→ **TASK BRIEF**
How many lines in the listing below include the word "code"? Reply with the count alone.

>>>>

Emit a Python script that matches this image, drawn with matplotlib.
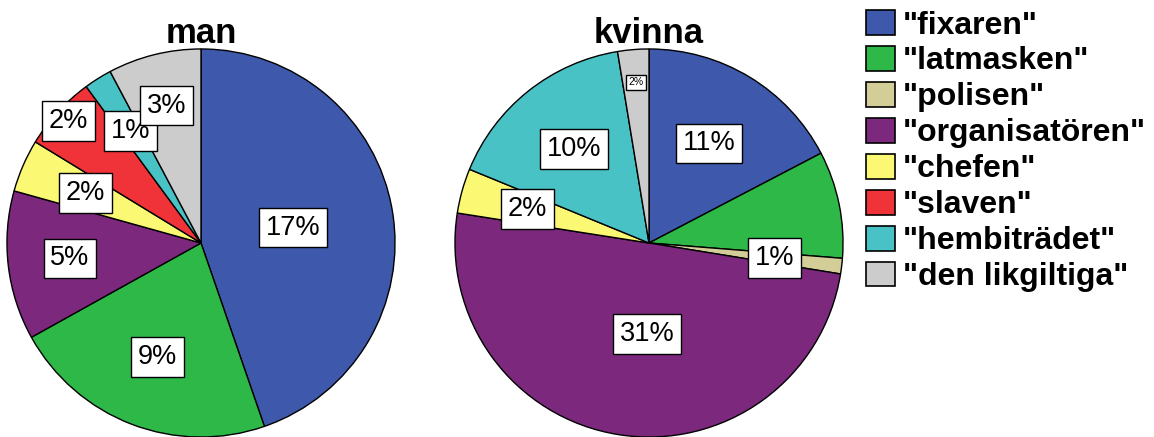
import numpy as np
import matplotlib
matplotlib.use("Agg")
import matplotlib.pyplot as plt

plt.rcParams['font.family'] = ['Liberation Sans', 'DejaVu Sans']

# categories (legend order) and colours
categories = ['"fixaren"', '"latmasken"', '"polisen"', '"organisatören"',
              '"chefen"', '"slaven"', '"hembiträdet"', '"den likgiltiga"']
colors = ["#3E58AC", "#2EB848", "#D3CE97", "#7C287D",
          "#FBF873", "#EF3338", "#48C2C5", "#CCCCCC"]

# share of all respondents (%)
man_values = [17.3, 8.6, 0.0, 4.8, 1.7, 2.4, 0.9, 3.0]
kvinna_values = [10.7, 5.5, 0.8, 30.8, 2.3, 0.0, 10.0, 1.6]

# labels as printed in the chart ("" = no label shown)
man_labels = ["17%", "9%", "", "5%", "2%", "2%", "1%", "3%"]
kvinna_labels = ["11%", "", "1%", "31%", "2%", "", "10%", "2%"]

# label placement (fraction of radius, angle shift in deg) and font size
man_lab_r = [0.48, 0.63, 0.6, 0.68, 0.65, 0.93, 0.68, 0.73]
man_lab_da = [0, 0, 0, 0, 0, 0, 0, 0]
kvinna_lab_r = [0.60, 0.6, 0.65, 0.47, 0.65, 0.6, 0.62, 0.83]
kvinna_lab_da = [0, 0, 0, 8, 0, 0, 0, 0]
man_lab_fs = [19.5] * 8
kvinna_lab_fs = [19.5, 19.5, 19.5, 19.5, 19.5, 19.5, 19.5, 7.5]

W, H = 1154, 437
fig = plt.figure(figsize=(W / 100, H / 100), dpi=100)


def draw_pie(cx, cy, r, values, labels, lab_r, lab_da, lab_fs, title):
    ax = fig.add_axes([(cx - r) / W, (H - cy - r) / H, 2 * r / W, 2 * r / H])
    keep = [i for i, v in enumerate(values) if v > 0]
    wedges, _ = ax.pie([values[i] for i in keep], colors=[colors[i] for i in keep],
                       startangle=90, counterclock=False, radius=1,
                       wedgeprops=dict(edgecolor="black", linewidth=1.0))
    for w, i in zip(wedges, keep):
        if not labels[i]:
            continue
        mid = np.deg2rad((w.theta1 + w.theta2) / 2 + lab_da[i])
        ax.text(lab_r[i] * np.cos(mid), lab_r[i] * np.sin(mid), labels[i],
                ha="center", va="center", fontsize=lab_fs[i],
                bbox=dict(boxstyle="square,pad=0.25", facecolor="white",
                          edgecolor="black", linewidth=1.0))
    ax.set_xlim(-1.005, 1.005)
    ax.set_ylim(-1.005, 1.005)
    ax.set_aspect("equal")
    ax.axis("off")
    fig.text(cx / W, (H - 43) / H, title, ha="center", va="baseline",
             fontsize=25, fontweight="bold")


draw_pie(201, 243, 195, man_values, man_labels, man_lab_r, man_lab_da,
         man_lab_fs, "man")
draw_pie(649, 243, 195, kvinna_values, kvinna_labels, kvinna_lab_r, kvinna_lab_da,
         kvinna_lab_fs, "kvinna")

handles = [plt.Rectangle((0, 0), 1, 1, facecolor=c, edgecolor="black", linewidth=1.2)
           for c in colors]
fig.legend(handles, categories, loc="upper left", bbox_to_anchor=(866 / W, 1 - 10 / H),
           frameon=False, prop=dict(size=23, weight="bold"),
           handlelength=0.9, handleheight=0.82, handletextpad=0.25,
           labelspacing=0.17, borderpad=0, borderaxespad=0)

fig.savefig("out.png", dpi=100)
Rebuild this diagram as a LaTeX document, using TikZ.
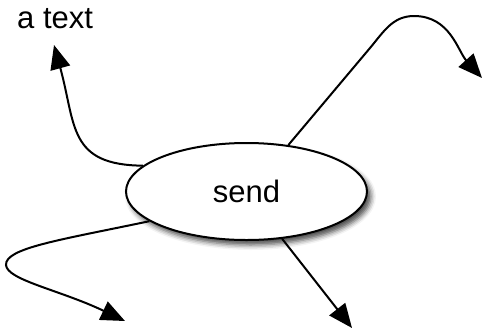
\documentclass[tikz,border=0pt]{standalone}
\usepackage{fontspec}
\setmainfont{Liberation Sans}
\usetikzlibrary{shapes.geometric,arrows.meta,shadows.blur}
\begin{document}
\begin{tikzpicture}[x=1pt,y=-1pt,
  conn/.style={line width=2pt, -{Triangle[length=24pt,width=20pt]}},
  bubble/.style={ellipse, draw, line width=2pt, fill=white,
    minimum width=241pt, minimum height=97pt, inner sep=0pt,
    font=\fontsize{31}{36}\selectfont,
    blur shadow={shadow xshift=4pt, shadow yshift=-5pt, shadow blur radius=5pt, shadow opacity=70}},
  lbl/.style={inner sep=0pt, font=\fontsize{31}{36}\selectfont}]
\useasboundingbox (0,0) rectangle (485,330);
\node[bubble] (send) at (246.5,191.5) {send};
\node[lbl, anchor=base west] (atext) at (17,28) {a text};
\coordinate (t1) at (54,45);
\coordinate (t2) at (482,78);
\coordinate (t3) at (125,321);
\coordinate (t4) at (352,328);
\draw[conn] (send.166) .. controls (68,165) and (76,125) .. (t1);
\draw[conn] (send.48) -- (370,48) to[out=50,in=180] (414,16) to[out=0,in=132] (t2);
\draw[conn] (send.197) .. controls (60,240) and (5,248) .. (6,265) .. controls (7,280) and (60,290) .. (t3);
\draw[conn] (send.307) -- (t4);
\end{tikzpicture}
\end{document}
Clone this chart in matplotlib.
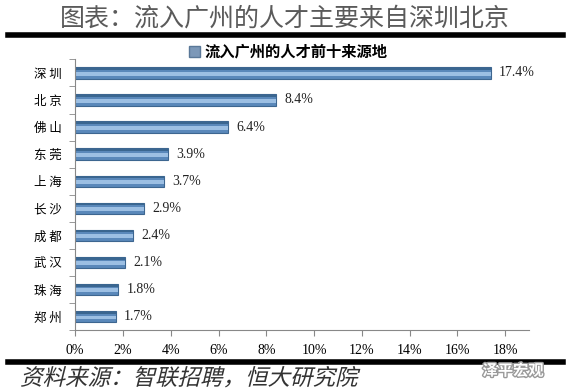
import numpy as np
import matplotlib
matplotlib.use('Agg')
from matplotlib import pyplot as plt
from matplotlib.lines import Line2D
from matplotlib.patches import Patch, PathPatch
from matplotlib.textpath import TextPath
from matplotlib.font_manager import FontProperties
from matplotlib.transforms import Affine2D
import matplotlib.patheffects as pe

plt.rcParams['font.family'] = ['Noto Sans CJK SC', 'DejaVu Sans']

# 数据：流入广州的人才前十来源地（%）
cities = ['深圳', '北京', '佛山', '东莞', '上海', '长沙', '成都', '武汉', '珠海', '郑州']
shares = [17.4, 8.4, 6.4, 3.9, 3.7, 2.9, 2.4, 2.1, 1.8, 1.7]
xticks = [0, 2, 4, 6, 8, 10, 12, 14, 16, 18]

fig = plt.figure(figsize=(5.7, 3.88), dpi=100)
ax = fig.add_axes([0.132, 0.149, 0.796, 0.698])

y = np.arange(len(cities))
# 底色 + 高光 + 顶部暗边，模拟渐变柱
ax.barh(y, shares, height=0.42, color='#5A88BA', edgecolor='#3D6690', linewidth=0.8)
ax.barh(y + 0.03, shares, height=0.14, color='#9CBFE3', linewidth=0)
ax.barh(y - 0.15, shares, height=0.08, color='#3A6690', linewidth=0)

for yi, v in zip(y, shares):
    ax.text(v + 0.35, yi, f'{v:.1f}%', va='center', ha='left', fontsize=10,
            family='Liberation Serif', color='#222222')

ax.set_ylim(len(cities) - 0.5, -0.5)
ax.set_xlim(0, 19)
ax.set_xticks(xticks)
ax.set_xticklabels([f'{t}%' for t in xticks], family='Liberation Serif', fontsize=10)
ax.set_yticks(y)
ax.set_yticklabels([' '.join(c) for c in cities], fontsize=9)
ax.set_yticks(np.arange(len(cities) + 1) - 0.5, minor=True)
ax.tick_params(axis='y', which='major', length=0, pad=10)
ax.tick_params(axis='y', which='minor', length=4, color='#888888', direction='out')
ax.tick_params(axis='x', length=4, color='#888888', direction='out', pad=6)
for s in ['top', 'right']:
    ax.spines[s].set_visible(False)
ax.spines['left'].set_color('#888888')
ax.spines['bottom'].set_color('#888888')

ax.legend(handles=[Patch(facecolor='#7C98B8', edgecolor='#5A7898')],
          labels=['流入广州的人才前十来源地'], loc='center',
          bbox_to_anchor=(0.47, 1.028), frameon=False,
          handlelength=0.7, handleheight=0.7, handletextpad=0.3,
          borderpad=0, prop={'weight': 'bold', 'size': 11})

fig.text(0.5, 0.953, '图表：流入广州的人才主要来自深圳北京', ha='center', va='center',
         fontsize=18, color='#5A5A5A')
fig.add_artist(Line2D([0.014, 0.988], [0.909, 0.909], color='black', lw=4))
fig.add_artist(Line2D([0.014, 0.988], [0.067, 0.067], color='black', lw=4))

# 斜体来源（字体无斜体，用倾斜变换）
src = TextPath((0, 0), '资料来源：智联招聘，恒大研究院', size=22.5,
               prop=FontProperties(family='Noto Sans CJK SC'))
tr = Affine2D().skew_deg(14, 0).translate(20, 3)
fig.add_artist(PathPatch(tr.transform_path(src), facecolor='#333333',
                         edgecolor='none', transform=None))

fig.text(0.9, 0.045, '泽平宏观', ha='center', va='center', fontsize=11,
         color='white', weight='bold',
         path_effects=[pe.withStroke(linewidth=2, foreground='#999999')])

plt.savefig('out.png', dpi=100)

<<<<
>>>>

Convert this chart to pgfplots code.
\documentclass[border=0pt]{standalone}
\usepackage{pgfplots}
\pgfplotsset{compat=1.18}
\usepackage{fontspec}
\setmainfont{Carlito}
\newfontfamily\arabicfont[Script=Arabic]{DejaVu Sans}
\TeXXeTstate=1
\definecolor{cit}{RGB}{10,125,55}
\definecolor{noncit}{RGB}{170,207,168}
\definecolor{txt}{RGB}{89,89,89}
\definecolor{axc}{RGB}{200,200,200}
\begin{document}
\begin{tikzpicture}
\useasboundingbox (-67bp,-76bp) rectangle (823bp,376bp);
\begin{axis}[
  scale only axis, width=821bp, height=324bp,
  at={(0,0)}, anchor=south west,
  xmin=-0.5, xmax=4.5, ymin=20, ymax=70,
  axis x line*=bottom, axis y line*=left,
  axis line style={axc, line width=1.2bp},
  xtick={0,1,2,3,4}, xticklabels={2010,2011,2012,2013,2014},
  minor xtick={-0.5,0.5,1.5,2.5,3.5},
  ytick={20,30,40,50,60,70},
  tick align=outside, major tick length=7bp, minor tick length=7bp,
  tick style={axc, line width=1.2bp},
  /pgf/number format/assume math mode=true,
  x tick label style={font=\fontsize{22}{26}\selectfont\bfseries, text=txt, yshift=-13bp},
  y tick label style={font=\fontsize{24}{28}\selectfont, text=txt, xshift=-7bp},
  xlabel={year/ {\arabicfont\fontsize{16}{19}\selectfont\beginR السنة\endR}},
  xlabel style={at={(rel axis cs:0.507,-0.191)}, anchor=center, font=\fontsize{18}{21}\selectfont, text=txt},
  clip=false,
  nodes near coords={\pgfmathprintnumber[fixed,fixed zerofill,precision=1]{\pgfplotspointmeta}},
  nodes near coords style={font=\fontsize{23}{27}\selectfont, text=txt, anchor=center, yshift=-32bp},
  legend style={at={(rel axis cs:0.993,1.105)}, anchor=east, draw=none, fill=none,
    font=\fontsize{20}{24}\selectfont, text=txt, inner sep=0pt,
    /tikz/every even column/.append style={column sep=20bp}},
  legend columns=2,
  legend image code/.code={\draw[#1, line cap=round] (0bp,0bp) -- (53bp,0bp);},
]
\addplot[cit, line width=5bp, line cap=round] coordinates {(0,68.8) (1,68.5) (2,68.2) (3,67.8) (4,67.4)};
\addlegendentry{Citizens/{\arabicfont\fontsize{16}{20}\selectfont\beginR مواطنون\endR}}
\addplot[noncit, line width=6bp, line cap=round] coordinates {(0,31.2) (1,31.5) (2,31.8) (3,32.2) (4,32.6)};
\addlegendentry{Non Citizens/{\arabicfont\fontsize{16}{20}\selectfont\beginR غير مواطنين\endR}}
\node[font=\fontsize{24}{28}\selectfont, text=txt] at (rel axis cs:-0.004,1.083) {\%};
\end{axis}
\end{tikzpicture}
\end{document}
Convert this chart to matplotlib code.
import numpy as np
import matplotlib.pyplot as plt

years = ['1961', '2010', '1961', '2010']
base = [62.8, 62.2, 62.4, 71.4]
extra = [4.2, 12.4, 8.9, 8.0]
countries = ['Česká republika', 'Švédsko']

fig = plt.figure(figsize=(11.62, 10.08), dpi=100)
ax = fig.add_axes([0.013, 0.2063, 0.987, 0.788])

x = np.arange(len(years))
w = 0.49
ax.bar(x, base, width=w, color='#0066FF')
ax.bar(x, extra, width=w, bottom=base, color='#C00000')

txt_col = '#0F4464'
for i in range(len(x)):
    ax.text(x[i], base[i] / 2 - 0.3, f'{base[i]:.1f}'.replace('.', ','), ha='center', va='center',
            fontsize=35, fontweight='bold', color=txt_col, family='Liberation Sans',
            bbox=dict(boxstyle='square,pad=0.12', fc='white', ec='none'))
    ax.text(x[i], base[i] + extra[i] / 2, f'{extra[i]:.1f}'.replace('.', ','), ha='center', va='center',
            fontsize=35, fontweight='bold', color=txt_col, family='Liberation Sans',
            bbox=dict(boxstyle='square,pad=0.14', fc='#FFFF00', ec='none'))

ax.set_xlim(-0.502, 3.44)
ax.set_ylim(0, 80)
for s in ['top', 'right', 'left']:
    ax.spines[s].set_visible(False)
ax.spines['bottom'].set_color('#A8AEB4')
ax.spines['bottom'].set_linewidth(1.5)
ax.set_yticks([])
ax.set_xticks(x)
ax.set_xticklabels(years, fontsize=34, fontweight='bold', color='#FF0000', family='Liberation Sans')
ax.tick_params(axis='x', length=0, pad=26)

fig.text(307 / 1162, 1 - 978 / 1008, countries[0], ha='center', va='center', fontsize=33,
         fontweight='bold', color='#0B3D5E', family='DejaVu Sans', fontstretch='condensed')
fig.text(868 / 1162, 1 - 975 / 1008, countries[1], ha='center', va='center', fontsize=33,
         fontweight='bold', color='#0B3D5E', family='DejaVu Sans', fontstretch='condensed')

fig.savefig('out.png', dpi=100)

<<<<

→ **COMPLETE OUTPUT**
3